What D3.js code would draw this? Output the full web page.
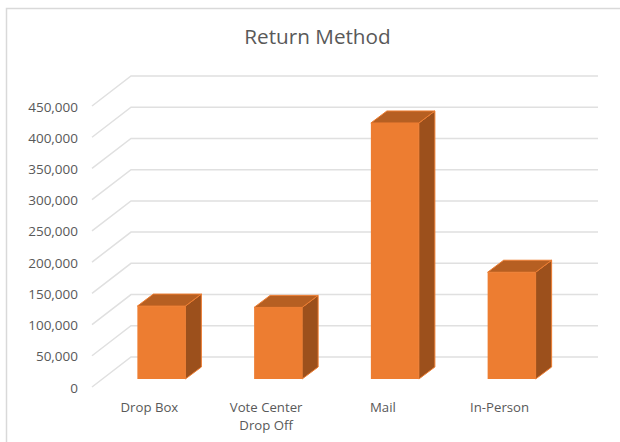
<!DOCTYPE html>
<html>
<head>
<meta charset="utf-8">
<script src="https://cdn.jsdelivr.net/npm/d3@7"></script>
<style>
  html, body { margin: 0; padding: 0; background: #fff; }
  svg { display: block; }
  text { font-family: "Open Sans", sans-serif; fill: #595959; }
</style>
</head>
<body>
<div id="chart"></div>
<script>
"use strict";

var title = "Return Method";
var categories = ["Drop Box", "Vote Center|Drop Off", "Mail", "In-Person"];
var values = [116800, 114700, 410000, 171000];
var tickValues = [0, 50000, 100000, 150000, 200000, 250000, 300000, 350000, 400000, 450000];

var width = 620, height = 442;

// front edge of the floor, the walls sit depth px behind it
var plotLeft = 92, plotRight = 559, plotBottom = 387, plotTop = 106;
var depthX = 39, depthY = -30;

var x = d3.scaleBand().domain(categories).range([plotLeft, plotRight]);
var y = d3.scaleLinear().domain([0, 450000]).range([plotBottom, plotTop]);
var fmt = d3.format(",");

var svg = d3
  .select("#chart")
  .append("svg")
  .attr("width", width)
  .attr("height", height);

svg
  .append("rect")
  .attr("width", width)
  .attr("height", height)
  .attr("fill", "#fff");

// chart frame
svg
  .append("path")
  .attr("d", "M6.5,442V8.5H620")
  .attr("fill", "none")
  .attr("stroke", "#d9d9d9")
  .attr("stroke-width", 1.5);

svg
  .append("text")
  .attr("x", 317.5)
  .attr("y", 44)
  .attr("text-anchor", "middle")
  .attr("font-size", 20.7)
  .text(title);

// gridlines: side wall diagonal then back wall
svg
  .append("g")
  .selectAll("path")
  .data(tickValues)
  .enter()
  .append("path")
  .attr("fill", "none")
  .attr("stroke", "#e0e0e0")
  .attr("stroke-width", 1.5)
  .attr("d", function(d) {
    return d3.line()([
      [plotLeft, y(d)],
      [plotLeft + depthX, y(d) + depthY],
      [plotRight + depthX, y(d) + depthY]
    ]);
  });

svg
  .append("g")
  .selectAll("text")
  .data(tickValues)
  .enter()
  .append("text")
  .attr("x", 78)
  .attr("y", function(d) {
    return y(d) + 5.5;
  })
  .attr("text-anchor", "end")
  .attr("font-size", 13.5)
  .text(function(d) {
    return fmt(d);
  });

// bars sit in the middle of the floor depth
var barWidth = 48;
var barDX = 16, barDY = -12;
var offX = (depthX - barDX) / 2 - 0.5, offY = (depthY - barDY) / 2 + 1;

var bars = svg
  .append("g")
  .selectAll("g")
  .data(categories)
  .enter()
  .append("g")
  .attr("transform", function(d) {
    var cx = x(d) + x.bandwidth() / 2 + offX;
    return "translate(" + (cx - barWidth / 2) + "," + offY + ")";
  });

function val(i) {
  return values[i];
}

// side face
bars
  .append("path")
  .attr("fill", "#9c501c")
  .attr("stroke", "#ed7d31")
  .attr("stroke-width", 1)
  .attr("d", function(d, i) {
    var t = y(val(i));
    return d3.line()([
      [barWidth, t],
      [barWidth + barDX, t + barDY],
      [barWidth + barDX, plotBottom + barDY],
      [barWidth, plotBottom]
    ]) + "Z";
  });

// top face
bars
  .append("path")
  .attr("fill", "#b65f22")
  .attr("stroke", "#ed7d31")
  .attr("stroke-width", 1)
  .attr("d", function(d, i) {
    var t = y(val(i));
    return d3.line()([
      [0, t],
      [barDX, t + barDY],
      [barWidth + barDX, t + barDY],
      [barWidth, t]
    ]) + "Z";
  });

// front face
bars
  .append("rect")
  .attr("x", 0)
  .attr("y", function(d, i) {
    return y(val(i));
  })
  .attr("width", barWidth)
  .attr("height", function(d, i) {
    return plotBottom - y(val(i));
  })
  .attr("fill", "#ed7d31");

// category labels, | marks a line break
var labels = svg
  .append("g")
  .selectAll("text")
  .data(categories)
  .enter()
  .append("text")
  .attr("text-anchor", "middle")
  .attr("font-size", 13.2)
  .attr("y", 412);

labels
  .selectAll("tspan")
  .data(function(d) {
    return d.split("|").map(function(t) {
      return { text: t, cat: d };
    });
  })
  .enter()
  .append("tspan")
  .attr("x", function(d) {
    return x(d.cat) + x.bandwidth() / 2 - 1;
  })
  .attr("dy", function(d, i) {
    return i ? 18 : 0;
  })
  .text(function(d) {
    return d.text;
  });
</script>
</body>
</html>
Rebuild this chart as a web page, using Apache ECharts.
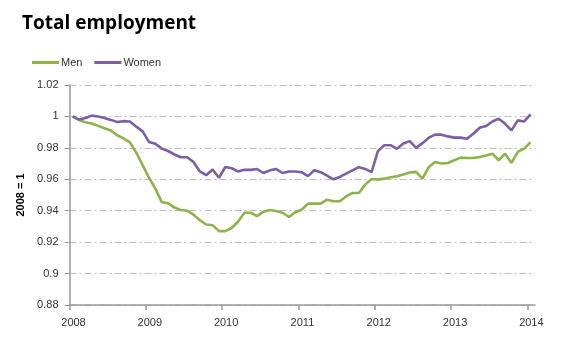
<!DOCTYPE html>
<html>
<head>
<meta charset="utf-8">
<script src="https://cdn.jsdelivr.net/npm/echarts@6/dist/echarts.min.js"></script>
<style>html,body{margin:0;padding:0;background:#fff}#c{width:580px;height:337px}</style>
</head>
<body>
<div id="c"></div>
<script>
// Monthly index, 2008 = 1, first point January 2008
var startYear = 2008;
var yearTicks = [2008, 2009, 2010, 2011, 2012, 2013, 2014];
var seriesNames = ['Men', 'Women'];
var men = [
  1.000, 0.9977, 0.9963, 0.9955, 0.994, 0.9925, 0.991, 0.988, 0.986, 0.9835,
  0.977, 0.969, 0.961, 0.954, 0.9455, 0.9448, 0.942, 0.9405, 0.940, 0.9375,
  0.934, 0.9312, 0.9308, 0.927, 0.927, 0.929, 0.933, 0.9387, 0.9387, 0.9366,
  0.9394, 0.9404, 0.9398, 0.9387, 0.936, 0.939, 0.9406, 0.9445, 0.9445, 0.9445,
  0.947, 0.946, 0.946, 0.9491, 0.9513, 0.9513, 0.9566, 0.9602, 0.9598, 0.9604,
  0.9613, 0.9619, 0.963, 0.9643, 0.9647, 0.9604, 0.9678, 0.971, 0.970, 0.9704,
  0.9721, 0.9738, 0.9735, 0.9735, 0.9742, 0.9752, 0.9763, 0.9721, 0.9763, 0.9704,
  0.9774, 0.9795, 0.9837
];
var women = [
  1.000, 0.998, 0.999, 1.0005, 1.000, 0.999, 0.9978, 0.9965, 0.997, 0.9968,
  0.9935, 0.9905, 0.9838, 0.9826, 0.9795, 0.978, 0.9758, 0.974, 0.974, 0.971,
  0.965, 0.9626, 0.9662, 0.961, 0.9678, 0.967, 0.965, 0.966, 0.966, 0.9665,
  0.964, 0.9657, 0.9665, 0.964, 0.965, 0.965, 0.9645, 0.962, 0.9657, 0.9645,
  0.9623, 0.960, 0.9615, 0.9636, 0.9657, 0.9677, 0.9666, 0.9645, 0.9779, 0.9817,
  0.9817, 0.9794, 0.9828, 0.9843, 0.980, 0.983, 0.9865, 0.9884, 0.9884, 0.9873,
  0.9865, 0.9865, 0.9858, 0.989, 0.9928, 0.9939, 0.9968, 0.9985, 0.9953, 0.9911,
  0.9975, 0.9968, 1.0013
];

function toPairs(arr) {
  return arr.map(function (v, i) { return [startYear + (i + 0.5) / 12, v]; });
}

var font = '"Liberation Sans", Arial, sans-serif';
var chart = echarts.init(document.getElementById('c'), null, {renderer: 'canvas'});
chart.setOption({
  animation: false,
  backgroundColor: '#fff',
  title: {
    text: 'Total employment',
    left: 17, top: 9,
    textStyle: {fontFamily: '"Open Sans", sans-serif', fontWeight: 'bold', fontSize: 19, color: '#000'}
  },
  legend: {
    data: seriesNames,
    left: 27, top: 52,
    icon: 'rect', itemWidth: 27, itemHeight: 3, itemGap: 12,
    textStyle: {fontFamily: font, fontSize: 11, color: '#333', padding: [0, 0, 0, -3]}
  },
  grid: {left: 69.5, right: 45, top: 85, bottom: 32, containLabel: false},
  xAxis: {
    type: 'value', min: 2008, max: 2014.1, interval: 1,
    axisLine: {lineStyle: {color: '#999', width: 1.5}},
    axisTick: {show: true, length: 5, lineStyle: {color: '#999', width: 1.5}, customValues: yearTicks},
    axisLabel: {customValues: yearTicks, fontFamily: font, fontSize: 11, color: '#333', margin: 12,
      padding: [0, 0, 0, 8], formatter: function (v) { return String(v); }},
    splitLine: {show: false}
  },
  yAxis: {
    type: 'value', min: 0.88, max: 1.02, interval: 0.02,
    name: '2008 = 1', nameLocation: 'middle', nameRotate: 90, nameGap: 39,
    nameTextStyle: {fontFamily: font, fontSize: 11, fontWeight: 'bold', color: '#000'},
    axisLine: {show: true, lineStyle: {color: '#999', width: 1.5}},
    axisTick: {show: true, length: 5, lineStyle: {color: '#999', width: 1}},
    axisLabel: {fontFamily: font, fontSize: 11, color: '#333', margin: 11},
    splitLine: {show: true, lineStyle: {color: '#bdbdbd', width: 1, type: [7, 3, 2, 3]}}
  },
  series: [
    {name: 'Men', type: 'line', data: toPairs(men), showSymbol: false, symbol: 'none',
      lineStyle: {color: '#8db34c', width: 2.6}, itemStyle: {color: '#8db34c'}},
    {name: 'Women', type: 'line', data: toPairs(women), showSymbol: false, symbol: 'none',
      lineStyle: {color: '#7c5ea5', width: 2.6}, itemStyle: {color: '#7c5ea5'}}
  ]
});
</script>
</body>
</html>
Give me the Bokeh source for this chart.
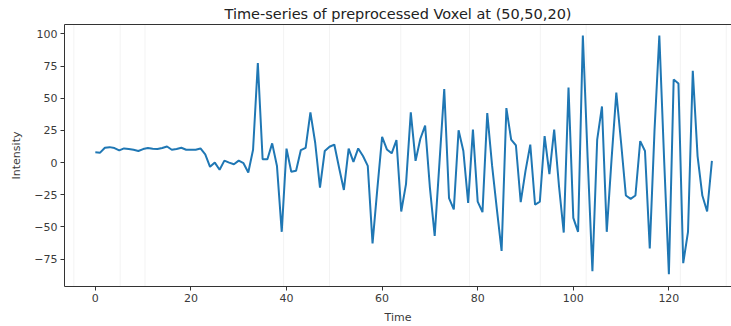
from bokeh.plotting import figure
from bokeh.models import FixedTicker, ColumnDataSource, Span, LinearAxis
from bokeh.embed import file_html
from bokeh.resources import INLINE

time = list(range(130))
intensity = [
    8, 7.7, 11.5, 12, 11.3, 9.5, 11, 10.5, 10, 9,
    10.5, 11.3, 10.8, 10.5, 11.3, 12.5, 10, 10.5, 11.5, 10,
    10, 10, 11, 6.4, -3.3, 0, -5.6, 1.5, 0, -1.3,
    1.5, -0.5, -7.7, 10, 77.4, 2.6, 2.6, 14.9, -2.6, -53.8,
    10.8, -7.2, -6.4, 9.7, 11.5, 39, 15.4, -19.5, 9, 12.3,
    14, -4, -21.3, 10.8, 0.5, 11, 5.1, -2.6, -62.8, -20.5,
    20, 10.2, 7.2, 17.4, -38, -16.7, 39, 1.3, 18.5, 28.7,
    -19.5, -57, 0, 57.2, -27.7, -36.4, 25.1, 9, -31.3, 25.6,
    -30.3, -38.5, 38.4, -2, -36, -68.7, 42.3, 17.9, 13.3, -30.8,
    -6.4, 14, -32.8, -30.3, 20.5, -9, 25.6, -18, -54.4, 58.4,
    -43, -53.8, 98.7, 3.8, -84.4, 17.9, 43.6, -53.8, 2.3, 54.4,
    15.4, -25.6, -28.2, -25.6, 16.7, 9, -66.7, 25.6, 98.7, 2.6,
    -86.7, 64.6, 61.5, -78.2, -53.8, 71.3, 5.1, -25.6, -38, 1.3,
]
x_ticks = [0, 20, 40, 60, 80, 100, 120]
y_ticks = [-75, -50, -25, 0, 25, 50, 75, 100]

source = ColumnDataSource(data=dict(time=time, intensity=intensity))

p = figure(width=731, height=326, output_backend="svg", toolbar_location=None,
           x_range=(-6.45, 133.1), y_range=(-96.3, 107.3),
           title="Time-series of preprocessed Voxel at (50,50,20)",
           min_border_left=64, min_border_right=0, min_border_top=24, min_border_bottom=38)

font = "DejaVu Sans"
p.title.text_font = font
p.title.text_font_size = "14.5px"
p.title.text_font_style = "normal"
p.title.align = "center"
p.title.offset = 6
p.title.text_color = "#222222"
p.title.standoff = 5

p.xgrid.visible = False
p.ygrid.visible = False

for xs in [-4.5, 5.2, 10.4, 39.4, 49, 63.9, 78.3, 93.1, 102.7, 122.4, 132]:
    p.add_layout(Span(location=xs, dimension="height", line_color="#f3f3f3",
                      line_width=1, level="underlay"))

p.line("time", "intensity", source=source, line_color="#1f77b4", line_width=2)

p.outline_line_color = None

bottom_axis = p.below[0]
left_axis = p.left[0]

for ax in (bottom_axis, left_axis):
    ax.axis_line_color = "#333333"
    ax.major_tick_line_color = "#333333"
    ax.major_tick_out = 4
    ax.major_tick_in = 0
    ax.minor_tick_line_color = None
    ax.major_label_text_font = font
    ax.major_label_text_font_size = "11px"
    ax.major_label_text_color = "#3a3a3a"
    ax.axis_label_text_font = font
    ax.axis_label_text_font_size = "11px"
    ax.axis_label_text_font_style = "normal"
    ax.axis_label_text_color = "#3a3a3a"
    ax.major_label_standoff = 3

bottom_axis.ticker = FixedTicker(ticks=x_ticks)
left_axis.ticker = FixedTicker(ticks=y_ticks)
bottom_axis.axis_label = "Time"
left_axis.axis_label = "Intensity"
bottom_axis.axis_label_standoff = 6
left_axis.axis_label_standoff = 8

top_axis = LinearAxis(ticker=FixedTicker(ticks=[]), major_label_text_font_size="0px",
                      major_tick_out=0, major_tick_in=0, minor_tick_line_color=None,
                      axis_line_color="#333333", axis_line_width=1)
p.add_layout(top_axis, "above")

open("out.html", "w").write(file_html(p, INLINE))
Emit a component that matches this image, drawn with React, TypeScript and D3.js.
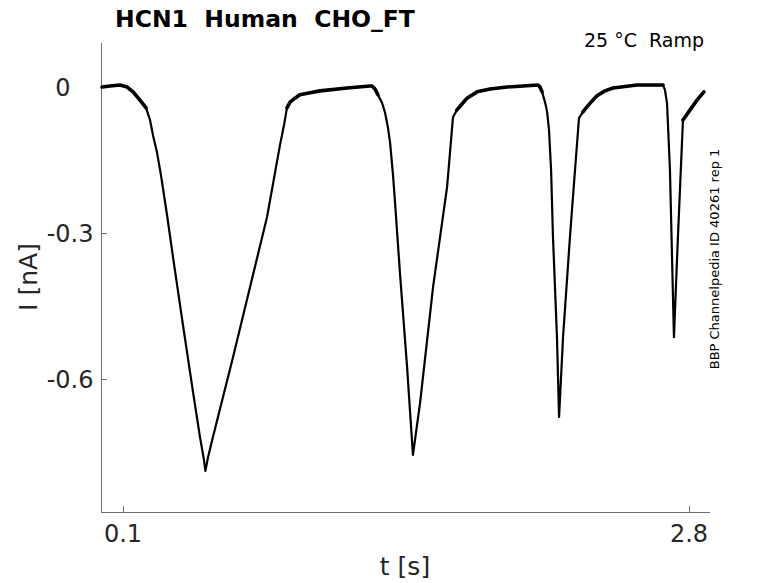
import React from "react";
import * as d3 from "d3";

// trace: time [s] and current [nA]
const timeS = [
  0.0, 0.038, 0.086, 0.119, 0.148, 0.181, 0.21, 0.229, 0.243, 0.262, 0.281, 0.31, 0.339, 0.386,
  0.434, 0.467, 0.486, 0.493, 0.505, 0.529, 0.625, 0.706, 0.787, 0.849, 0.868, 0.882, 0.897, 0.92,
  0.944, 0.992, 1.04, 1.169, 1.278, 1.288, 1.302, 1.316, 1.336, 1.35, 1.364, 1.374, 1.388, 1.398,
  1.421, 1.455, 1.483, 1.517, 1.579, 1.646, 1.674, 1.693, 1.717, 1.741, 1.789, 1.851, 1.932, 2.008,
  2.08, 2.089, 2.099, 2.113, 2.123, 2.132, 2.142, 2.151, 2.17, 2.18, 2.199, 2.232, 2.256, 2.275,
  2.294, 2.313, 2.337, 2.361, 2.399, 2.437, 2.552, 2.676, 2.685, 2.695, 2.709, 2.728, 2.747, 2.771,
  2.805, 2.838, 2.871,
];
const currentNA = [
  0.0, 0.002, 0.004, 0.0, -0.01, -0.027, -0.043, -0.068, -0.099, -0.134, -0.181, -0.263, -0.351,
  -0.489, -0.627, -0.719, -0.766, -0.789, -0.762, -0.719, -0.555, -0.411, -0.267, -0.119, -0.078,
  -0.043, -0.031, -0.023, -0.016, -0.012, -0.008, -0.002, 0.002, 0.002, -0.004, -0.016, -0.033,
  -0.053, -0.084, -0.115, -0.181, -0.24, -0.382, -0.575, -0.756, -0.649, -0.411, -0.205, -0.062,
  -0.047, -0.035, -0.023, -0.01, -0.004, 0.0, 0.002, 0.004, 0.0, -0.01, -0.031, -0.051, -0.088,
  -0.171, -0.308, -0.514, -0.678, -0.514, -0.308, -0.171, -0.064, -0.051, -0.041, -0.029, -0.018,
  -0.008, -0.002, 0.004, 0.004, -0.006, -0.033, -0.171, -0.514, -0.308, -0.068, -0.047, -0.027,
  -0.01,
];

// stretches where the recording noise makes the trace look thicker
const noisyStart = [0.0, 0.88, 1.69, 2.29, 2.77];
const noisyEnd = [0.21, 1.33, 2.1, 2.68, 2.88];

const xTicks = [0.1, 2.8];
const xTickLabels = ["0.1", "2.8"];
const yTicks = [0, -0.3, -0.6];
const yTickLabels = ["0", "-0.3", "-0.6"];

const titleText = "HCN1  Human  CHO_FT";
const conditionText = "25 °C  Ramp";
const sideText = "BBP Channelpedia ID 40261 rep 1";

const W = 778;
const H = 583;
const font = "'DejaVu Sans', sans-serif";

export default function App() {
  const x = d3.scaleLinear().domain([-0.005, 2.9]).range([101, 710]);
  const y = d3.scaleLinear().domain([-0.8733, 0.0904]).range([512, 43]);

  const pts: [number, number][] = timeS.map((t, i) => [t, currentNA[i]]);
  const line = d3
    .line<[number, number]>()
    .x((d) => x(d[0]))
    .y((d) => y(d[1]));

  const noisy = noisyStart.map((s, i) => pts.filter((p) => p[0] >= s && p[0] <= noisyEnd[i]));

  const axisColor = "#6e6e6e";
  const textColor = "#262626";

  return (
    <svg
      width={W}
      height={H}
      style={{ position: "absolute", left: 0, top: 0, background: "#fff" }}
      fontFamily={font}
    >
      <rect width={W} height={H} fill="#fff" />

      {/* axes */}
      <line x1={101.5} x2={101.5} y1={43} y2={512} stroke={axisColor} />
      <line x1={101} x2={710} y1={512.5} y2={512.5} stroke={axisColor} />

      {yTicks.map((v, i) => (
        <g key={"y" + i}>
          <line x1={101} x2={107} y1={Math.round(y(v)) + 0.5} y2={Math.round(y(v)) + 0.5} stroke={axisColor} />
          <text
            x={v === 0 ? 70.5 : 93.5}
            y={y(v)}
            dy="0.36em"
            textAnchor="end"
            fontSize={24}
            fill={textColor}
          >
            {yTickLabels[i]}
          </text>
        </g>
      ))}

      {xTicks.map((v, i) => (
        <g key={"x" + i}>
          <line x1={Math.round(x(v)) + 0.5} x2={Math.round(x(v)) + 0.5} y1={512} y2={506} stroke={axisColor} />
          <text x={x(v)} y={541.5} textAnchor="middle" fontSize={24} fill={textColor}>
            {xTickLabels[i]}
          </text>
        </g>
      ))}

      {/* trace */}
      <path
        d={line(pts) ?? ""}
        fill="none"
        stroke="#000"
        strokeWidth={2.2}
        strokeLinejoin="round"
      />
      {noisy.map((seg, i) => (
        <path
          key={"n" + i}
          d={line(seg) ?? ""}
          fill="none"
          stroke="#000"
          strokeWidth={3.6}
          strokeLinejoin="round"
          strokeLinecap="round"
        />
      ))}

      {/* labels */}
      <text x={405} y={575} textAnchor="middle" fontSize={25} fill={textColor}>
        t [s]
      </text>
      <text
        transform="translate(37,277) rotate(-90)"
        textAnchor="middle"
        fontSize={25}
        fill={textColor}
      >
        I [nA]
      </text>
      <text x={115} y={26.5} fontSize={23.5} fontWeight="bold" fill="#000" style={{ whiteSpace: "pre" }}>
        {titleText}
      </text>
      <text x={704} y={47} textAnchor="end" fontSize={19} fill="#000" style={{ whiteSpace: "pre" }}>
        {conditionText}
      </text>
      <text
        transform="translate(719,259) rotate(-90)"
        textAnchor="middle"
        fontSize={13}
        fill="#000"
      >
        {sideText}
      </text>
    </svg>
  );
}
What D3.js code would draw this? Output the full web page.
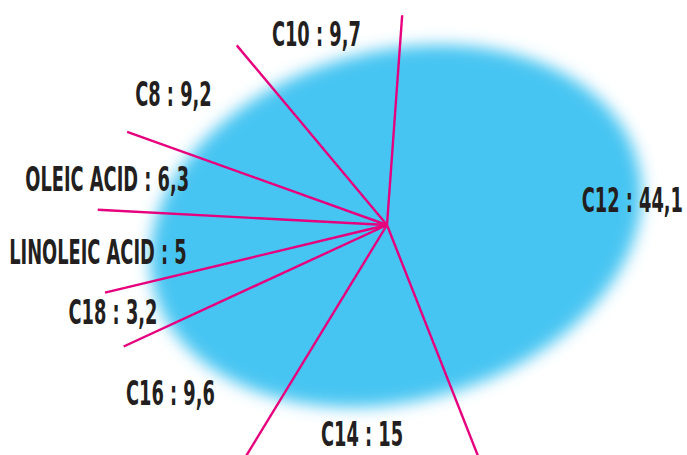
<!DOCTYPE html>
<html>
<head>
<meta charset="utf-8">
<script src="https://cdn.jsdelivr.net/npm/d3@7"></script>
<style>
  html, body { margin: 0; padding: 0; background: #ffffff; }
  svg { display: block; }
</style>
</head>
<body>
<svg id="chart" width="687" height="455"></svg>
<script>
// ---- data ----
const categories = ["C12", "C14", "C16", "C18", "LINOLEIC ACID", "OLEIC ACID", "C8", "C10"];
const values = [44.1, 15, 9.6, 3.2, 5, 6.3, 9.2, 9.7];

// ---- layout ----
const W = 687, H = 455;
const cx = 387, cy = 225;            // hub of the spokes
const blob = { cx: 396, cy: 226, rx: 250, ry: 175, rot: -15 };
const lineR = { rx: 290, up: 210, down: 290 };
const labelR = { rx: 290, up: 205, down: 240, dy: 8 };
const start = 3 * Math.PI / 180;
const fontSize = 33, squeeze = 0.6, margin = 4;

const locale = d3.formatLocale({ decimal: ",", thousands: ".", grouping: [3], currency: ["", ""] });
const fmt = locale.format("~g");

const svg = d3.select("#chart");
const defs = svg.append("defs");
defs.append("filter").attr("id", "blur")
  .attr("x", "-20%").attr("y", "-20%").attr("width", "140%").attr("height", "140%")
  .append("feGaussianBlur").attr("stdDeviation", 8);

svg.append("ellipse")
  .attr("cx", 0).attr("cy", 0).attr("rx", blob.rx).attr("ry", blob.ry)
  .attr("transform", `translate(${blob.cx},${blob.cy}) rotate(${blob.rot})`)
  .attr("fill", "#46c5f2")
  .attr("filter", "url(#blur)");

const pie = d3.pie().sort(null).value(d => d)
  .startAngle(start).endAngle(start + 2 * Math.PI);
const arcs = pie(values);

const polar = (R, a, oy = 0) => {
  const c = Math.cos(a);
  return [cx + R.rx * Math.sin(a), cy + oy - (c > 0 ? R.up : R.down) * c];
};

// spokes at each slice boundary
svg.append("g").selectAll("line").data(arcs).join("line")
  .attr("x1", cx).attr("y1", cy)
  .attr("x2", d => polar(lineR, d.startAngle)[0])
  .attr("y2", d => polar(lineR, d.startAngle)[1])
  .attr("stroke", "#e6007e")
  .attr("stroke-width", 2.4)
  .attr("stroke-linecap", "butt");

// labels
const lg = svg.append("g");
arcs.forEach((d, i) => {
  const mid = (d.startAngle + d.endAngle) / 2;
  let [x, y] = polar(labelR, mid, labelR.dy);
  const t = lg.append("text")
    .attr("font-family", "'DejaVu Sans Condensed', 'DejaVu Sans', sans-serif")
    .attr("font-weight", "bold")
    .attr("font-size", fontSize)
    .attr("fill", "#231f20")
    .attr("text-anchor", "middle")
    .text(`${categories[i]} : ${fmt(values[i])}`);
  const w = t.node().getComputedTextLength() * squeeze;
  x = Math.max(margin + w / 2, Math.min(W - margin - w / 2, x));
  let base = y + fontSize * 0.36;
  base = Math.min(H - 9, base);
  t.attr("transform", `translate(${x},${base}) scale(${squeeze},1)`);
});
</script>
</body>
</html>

------------------------------------------------------------------------

= Stated exercise =
Pull out each line holding the string "React".

= Reply =
Emit a component that matches this image, drawn with React, TypeScript and D3.js.
import React from "react";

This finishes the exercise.